Em sua História da Arte, o professor Gombrich nos mostra como um padrão elevado na pintura do século XVI — com a contribuição de Michelangelo, Rafael, Ticiano e Leonardo — trouxe um tempo de crise, pois os novos pintores, ainda que discípulos dos antigos, não conseguiram alcança-los em talento, tendo então que apelar para a inventividade, para o “diferentão”.

  1. O pior da arte moderna: nem sempre é orgânica. Ainda que concordemos que o artista reflete seu tempo, sabemos que o mesmo pode, e é, usado para propaganda ideológica. E eis um grande problema da arte moderna, talvez o maior: é ferramenta de propaganda política-ideológica. E até onde sei, e pelo que escuto por aí, ainda o será por muito tempo.

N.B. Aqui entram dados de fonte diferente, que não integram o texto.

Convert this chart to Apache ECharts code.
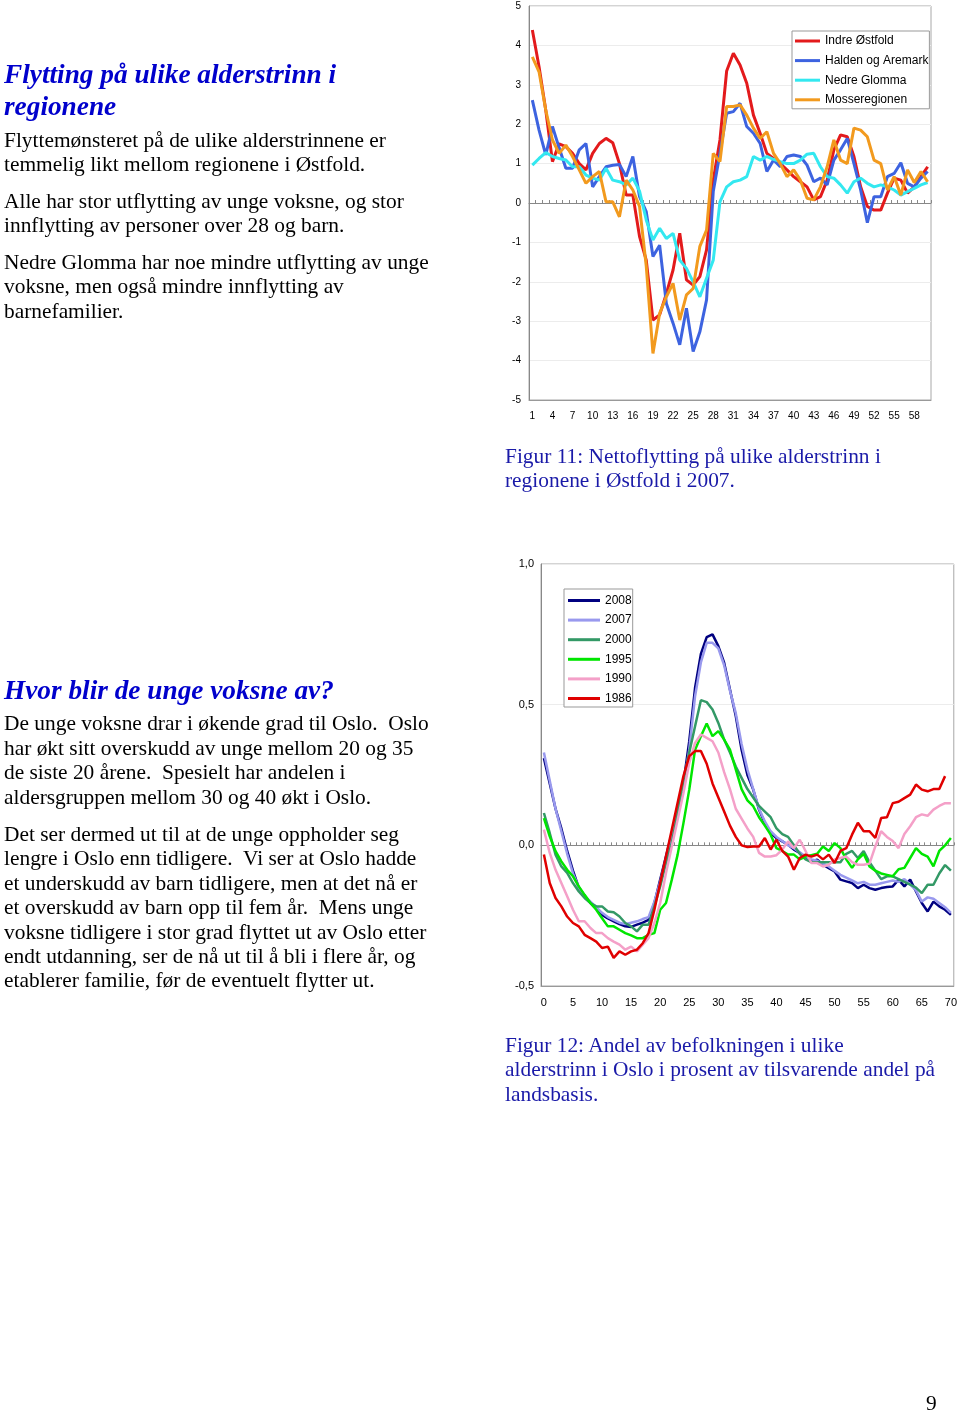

Além de tais motivos — refletir espírito do tempo e propaganda — a arte moderna pode ser fruto da necessidade de novidade, como narrou Gombrich a respeito do século XVI: “[…] o que hoje se chama de arte “moderna” pode ter se originado de um impulso […] para evitar o óbvio e alcançar efeitos que se afastem da beleza natural convencional.”

Não podemos descartar que a própria modernidade trouxe facilidades e acessos para a produção de qualquer forma de arte, como na literatura, com a formação de um cenário comercial propício à publicação de qualquer obra — como vimos na crítica de Drummond.

Não há uma única resposta, creio que todas as possibilidades coincidiram para a formação da arte moderna: refletir espírito do tempo, propaganda político-ideológica, inventividade e cenário de acessibilidade. Dentre tais motivos, o político-ideológica é o grande vilão. A questão que deixo em aberto é: pretendemos apenas mudar a chave de tal vilão, ou mitiga-lo? — pois destruir é impossível.